Munich, Germany – 13 April, 2018 – Infineon Technologies Bipolar GmbH & Co. KG launches a new diode family especially designed for modern IGBT applications: Infineon ® Prime Soft. This diode features an improved turn-off capability which now rates at 5 kA/µs. Prime Soft builds on the well-received IGCT freewheeling diode family which is based on a monolithic silicon design. Typical applications for the diodes are HVDC/FACTs and medium voltage drives using voltage source converters. These applications are marked by demanding requirements on power losses.

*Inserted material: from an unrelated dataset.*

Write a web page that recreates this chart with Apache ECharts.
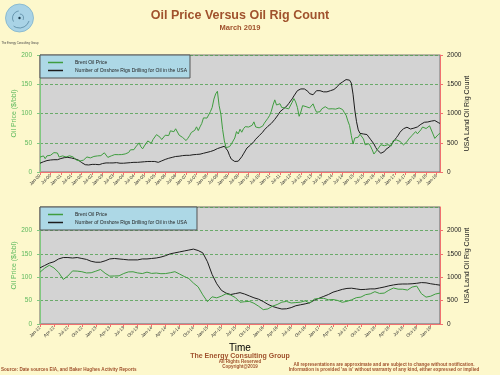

Customers implementing the new Prime Soft diode profit from an industry leading low on-state loss. This is enabled by the monolithic silicon design creating an active silicon area increased by more than 25 percent compared to multichip diodes. This new design improves the switching power up to 6 to 10 MW at a maximum junction temperature of 140°C. Compared to a free-floating contact without solid metallurgical connection between silicon and molybdenum carrier, the thermal resistance of the new, bonded device is about 20 percent lower.
In addition to the high standards on reliability and good thermal properties, Infineon Prime Soft diodes feature minimum switching losses. Its soft reverse-recovery behavior shows no improper oscillations under all relevant operating conditions. Further to the electric parameters, the new mechanical concept simplifies the stack construction with series stacking of press-pack IGBTs and freewheeling diodes. This reduces the time needed for stack design by about 50 percent.
The ultra-soft IGBT freewheeling diodes in press-pack housings are available with 4.5 kV blocking voltage. The diodes come in three different silicon diameters: D1600U45X122, D2700U45X122, and D4600U45X172. More information about Infineon Prime Soft is available at www.infineon.com/primesoft.
The monolithic silicon design of the Infineon® Prime Soft diode increases the active silicon area, compared to multichip diodes it is enlarged by more than 25 percent. This new design improves the switching power up to 6 to 10 MW at a maximum junction temperature of 140°C.